[Source code of charts]
>>>

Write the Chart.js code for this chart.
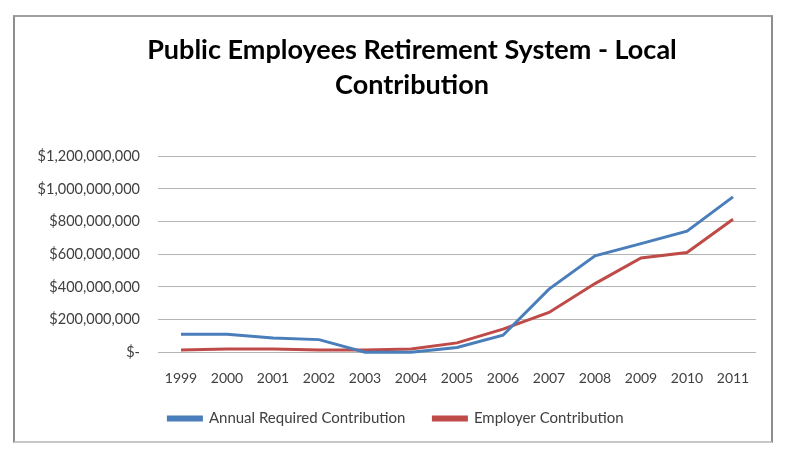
<!DOCTYPE html>
<html>
<head>
<meta charset="utf-8">
<script src="https://cdn.jsdelivr.net/npm/chart.js@4.4.0/dist/chart.umd.min.js"></script>
<style>
  body { margin: 0; background: #fff; }
  #frame {
    position: absolute; left: 13px; top: 15px; width: 756px; height: 424px;
    border: 2px solid #8e8e8e; border-bottom-color: #c8c8c8; border-top-color: #a0a0a0;
  }
  #wrap { position: absolute; left: 0; top: 0; width: 787px; height: 472px; }
</style>
</head>
<body>
<div id="frame"></div>
<div id="wrap"><canvas id="pers"></canvas></div>
<script>
// years on the x axis
const years = ["1999", "2000", "2001", "2002", "2003", "2004", "2005",
               "2006", "2007", "2008", "2009", "2010", "2011"];

// values, in dollars
const annualRequired = [110e6, 110e6, 87e6, 77e6, 0, 0, 29e6,
                        104e6, 386e6, 590e6, 665e6, 741e6, 951e6];
const employerContrib = [14e6, 20e6, 20e6, 14e6, 14e6, 20e6, 57e6,
                         141e6, 243e6, 420e6, 577e6, 610e6, 814e6];

const titleLines = ["Public Employees Retirement System - Local", "Contribution"];

const blue = "#4a7ebb";
const red = "#be4b48";
const font = "Lato, 'Liberation Sans', sans-serif";

function money(v) {
  if (v === 0) return "$-";
  return "$" + v.toLocaleString("en-US");
}

// excel centres the title and legend over the frame, not over the plot,
// so nudge those two boxes sideways once the layout is done
const nudgeBoxes = {
  id: "nudgeBoxes",
  afterLayout: function (chart) {
    const t = chart.titleBlock;
    t.left += 34; t.right += 34;
    const l = chart.legend;
    l.left += 18; l.right += 18;
    l.top -= 21; l.bottom -= 21;
  },
};

const ctx = document.getElementById("pers").getContext("2d");
new Chart(ctx, {
  type: "line",
  data: {
    labels: years,
    datasets: [
      {
        label: "Annual Required Contribution",
        data: annualRequired,
        borderColor: blue,
        backgroundColor: blue,
        borderWidth: 3,
        pointRadius: 0,
        tension: 0,
        clip: false,
      },
      {
        label: "Employer Contribution",
        data: employerContrib,
        borderColor: red,
        backgroundColor: red,
        borderWidth: 3,
        pointRadius: 0,
        tension: 0,
        clip: false,
      },
    ],
  },
  options: {
    responsive: true,
    maintainAspectRatio: false,
    animation: false,
    layout: { padding: { left: 0, right: 31, top: 0, bottom: 15 } },
    plugins: {
      title: {
        display: true,
        text: titleLines,
        color: "#000",
        font: { family: font, size: 27, weight: "bold", lineHeight: 1.3 },
        padding: { top: 33, bottom: 53 },
      },
      legend: {
        position: "bottom",
        labels: {
          color: "#404040",
          font: { family: font, size: 15 },
          boxWidth: 33,
          boxHeight: 3,
          padding: 28,
        },
      },
      tooltip: { enabled: false },
    },
    scales: {
      x: {
        offset: true,
        grid: { display: false, drawTicks: false },
        border: { display: false },
        ticks: { color: "#404040", font: { family: font, size: 14 }, padding: 17.5, maxRotation: 0 },
      },
      y: {
        min: 0,
        max: 1200000000,
        afterFit: function (scale) { scale.width = 158; },
        grid: { color: "#b4b4b4", lineWidth: 1, drawTicks: false },
        border: { display: false },
        ticks: {
          stepSize: 200000000,
          color: "#404040",
          font: { family: font, size: 14.5 },
          padding: 18,
          callback: function (v) { return money(v); },
        },
      },
    },
  },
  plugins: [nudgeBoxes],
});
</script>
</body>
</html>
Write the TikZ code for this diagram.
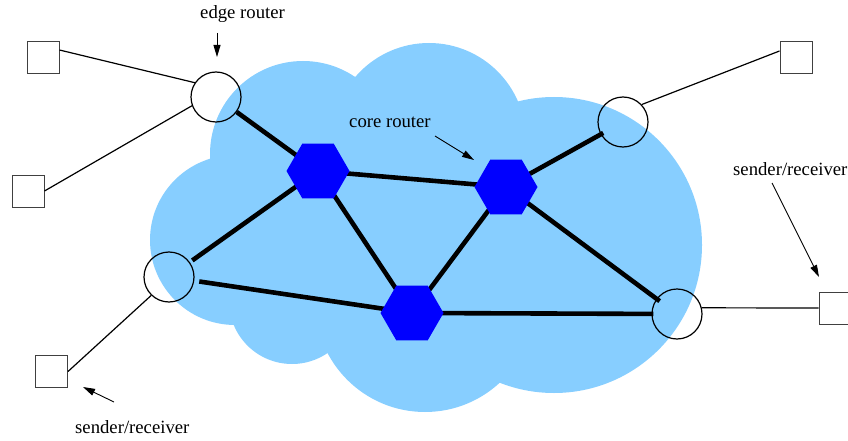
\documentclass[tikz,border=0pt]{standalone}
\usepackage{fontspec}
\setmainfont{Liberation Serif}
\usetikzlibrary{shapes.geometric,arrows.meta}
\definecolor{cloudblue}{RGB}{135,206,255}
\pgfdeclarelayer{cloudlayer}
\pgfdeclarelayer{linklayer}
\pgfsetlayers{cloudlayer,linklayer,main}
\begin{document}
\begin{tikzpicture}[x=1pt,y=-1pt,
  core/.style={regular polygon, regular polygon sides=6, minimum size=63pt, inner sep=0pt, fill=blue, draw=none},
  edgert/.style={circle, minimum size=50pt, inner sep=0pt, draw=black, line width=1.2pt},
  host/.style={rectangle, minimum size=32pt, inner sep=0pt, draw=black!75, line width=1pt},
  biglink/.style={line width=4.6pt},
  thinlink/.style={line width=1.2pt},
  lbl/.style={font=\fontsize{18.7pt}{22pt}\selectfont, inner sep=0pt, anchor=base west},
  pointer/.style={line width=0.9pt, -{Triangle[length=12pt,width=7pt]}}
]
\useasboundingbox (0,0) rectangle (848,441);

% cloud
\begin{pgfonlayer}{cloudlayer}
  \fill[cloudblue] (235,240) circle[radius=85pt]
                   (303,154) circle[radius=93pt]
                   (429,140) circle[radius=97pt]
                   (554,245) circle[radius=148pt]
                   (425,302) circle[radius=110pt]
                   (292,301) circle[radius=63pt]
                   (400,230) circle[radius=120pt];
\end{pgfonlayer}

% core routers
\node[core] (cL) at (318,171) {};
\node[core] (cR) at (506,187) {};
\node[core] (cB) at (412,313) {};

% edge routers
\node[edgert] (eTL) at (216,97) {};
\node[edgert] (eTR) at (623,122) {};
\node[edgert] (eL) at (169,277) {};
\node[edgert] (eR) at (677,314) {};

% hosts
\node[host] (h1) at (43,57.5) {};
\node[host] (h2) at (28,191) {};
\node[host] (h3) at (51.5,371.5) {};
\node[host] (h4) at (796,57.5) {};
\node[host] (h5) at (835,308) {};

% core links
\begin{pgfonlayer}{linklayer}
  \draw[biglink] (eTL) -- (cL.center);
  \draw[biglink] (cL.center) -- (cR.center);
  \draw[biglink,shorten <=3pt] (eL) -- (cL.center);
  \draw[biglink] (cL.center) -- (cB.center);
  \draw[biglink] (cR.center) -- (cB.center);
  \draw[biglink,shorten >=-3pt] (cR.center) -- (eTR);
  \draw[biglink,shorten >=-4pt] (cR.center) -- (eR);
  \draw[biglink,shorten <=5pt] (eL) -- (cB.center);
  \draw[biglink,shorten >=-2pt] (cB.center) -- (eR);
\end{pgfonlayer}

% access links
\draw[thinlink] ([yshift=7.5pt]h1.east) -- (eTL.146);
\draw[thinlink] (h2.east) -- (eTL.200);
\draw[thinlink] (h3.east) -- (eL.226);
\draw[thinlink] ([yshift=6.5pt]h4.west) -- (eTR.43);
\draw[thinlink] (eR.14) -- (h5.west);

% labels
\node[lbl] (tEdge) at (200,18.3) {edge router};
\node[lbl] (tCore) at (349,128) {core router};
\node[lbl] (tSR1) at (733,175) {sender/receiver};
\node[lbl] (tSR2) at (75,433) {sender/receiver};

% pointers
\coordinate (p1a) at (217,33);  \coordinate (p1b) at (217,57);
\coordinate (p2a) at (435,136); \coordinate (p2b) at (474,160);
\coordinate (p3a) at (772,183); \coordinate (p3b) at (819,277);
\coordinate (p4a) at (114,402); \coordinate (p4b) at (83,387);
\draw[pointer] (p1a) -- (p1b);
\draw[pointer] (p2a) -- (p2b);
\draw[pointer] (p3a) -- (p3b);
\draw[pointer] (p4a) -- (p4b);
\end{tikzpicture}
\end{document}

<<<

* _Work instructions_
Every line of the material is to be quoted exactly, with no pictures carried over.

* _Task output_
Write the Chart.js code for this chart.
<!DOCTYPE html>
<html>
<head>
<meta charset="utf-8">
<script src="https://cdn.jsdelivr.net/npm/chart.js@4.4.0/dist/chart.umd.min.js"></script>
<style>
  body { margin: 0; background: #fff; }
  #frame {
    position: absolute; left: 13px; top: 15px; width: 756px; height: 424px;
    border: 2px solid #8e8e8e; border-bottom-color: #c8c8c8; border-top-color: #a0a0a0;
  }
  #wrap { position: absolute; left: 0; top: 0; width: 787px; height: 472px; }
</style>
</head>
<body>
<div id="frame"></div>
<div id="wrap"><canvas id="pers"></canvas></div>
<script>
// years on the x axis
const years = ["1999", "2000", "2001", "2002", "2003", "2004", "2005",
               "2006", "2007", "2008", "2009", "2010", "2011"];

// values, in dollars
const annualRequired = [110e6, 110e6, 87e6, 77e6, 0, 0, 29e6,
                        104e6, 386e6, 590e6, 665e6, 741e6, 951e6];
const employerContrib = [14e6, 20e6, 20e6, 14e6, 14e6, 20e6, 57e6,
                         141e6, 243e6, 420e6, 577e6, 610e6, 814e6];

const titleLines = ["Public Employees Retirement System - Local", "Contribution"];

const blue = "#4a7ebb";
const red = "#be4b48";
const font = "Lato, 'Liberation Sans', sans-serif";

function money(v) {
  if (v === 0) return "$-";
  return "$" + v.toLocaleString("en-US");
}

// excel centres the title and legend over the frame, not over the plot,
// so nudge those two boxes sideways once the layout is done
const nudgeBoxes = {
  id: "nudgeBoxes",
  afterLayout: function (chart) {
    const t = chart.titleBlock;
    t.left += 34; t.right += 34;
    const l = chart.legend;
    l.left += 18; l.right += 18;
    l.top -= 21; l.bottom -= 21;
  },
};

const ctx = document.getElementById("pers").getContext("2d");
new Chart(ctx, {
  type: "line",
  data: {
    labels: years,
    datasets: [
      {
        label: "Annual Required Contribution",
        data: annualRequired,
        borderColor: blue,
        backgroundColor: blue,
        borderWidth: 3,
        pointRadius: 0,
        tension: 0,
        clip: false,
      },
      {
        label: "Employer Contribution",
        data: employerContrib,
        borderColor: red,
        backgroundColor: red,
        borderWidth: 3,
        pointRadius: 0,
        tension: 0,
        clip: false,
      },
    ],
  },
  options: {
    responsive: true,
    maintainAspectRatio: false,
    animation: false,
    layout: { padding: { left: 0, right: 31, top: 0, bottom: 15 } },
    plugins: {
      title: {
        display: true,
        text: titleLines,
        color: "#000",
        font: { family: font, size: 27, weight: "bold", lineHeight: 1.3 },
        padding: { top: 33, bottom: 53 },
      },
      legend: {
        position: "bottom",
        labels: {
          color: "#404040",
          font: { family: font, size: 15 },
          boxWidth: 33,
          boxHeight: 3,
          padding: 28,
        },
      },
      tooltip: { enabled: false },
    },
    scales: {
      x: {
        offset: true,
        grid: { display: false, drawTicks: false },
        border: { display: false },
        ticks: { color: "#404040", font: { family: font, size: 14 }, padding: 17.5, maxRotation: 0 },
      },
      y: {
        min: 0,
        max: 1200000000,
        afterFit: function (scale) { scale.width = 158; },
        grid: { color: "#b4b4b4", lineWidth: 1, drawTicks: false },
        border: { display: false },
        ticks: {
          stepSize: 200000000,
          color: "#404040",
          font: { family: font, size: 14.5 },
          padding: 18,
          callback: function (v) { return money(v); },
        },
      },
    },
  },
  plugins: [nudgeBoxes],
});
</script>
</body>
</html>
Write the TikZ code for this diagram.
\documentclass[tikz,border=0pt]{standalone}
\usepackage{fontspec}
\setmainfont{Liberation Serif}
\usetikzlibrary{shapes.geometric,arrows.meta}
\definecolor{cloudblue}{RGB}{135,206,255}
\pgfdeclarelayer{cloudlayer}
\pgfdeclarelayer{linklayer}
\pgfsetlayers{cloudlayer,linklayer,main}
\begin{document}
\begin{tikzpicture}[x=1pt,y=-1pt,
  core/.style={regular polygon, regular polygon sides=6, minimum size=63pt, inner sep=0pt, fill=blue, draw=none},
  edgert/.style={circle, minimum size=50pt, inner sep=0pt, draw=black, line width=1.2pt},
  host/.style={rectangle, minimum size=32pt, inner sep=0pt, draw=black!75, line width=1pt},
  biglink/.style={line width=4.6pt},
  thinlink/.style={line width=1.2pt},
  lbl/.style={font=\fontsize{18.7pt}{22pt}\selectfont, inner sep=0pt, anchor=base west},
  pointer/.style={line width=0.9pt, -{Triangle[length=12pt,width=7pt]}}
]
\useasboundingbox (0,0) rectangle (848,441);

% cloud
\begin{pgfonlayer}{cloudlayer}
  \fill[cloudblue] (235,240) circle[radius=85pt]
                   (303,154) circle[radius=93pt]
                   (429,140) circle[radius=97pt]
                   (554,245) circle[radius=148pt]
                   (425,302) circle[radius=110pt]
                   (292,301) circle[radius=63pt]
                   (400,230) circle[radius=120pt];
\end{pgfonlayer}

% core routers
\node[core] (cL) at (318,171) {};
\node[core] (cR) at (506,187) {};
\node[core] (cB) at (412,313) {};

% edge routers
\node[edgert] (eTL) at (216,97) {};
\node[edgert] (eTR) at (623,122) {};
\node[edgert] (eL) at (169,277) {};
\node[edgert] (eR) at (677,314) {};

% hosts
\node[host] (h1) at (43,57.5) {};
\node[host] (h2) at (28,191) {};
\node[host] (h3) at (51.5,371.5) {};
\node[host] (h4) at (796,57.5) {};
\node[host] (h5) at (835,308) {};

% core links
\begin{pgfonlayer}{linklayer}
  \draw[biglink] (eTL) -- (cL.center);
  \draw[biglink] (cL.center) -- (cR.center);
  \draw[biglink,shorten <=3pt] (eL) -- (cL.center);
  \draw[biglink] (cL.center) -- (cB.center);
  \draw[biglink] (cR.center) -- (cB.center);
  \draw[biglink,shorten >=-3pt] (cR.center) -- (eTR);
  \draw[biglink,shorten >=-4pt] (cR.center) -- (eR);
  \draw[biglink,shorten <=5pt] (eL) -- (cB.center);
  \draw[biglink,shorten >=-2pt] (cB.center) -- (eR);
\end{pgfonlayer}

% access links
\draw[thinlink] ([yshift=7.5pt]h1.east) -- (eTL.146);
\draw[thinlink] (h2.east) -- (eTL.200);
\draw[thinlink] (h3.east) -- (eL.226);
\draw[thinlink] ([yshift=6.5pt]h4.west) -- (eTR.43);
\draw[thinlink] (eR.14) -- (h5.west);

% labels
\node[lbl] (tEdge) at (200,18.3) {edge router};
\node[lbl] (tCore) at (349,128) {core router};
\node[lbl] (tSR1) at (733,175) {sender/receiver};
\node[lbl] (tSR2) at (75,433) {sender/receiver};

% pointers
\coordinate (p1a) at (217,33);  \coordinate (p1b) at (217,57);
\coordinate (p2a) at (435,136); \coordinate (p2b) at (474,160);
\coordinate (p3a) at (772,183); \coordinate (p3b) at (819,277);
\coordinate (p4a) at (114,402); \coordinate (p4b) at (83,387);
\draw[pointer] (p1a) -- (p1b);
\draw[pointer] (p2a) -- (p2b);
\draw[pointer] (p3a) -- (p3b);
\draw[pointer] (p4a) -- (p4b);
\end{tikzpicture}
\end{document}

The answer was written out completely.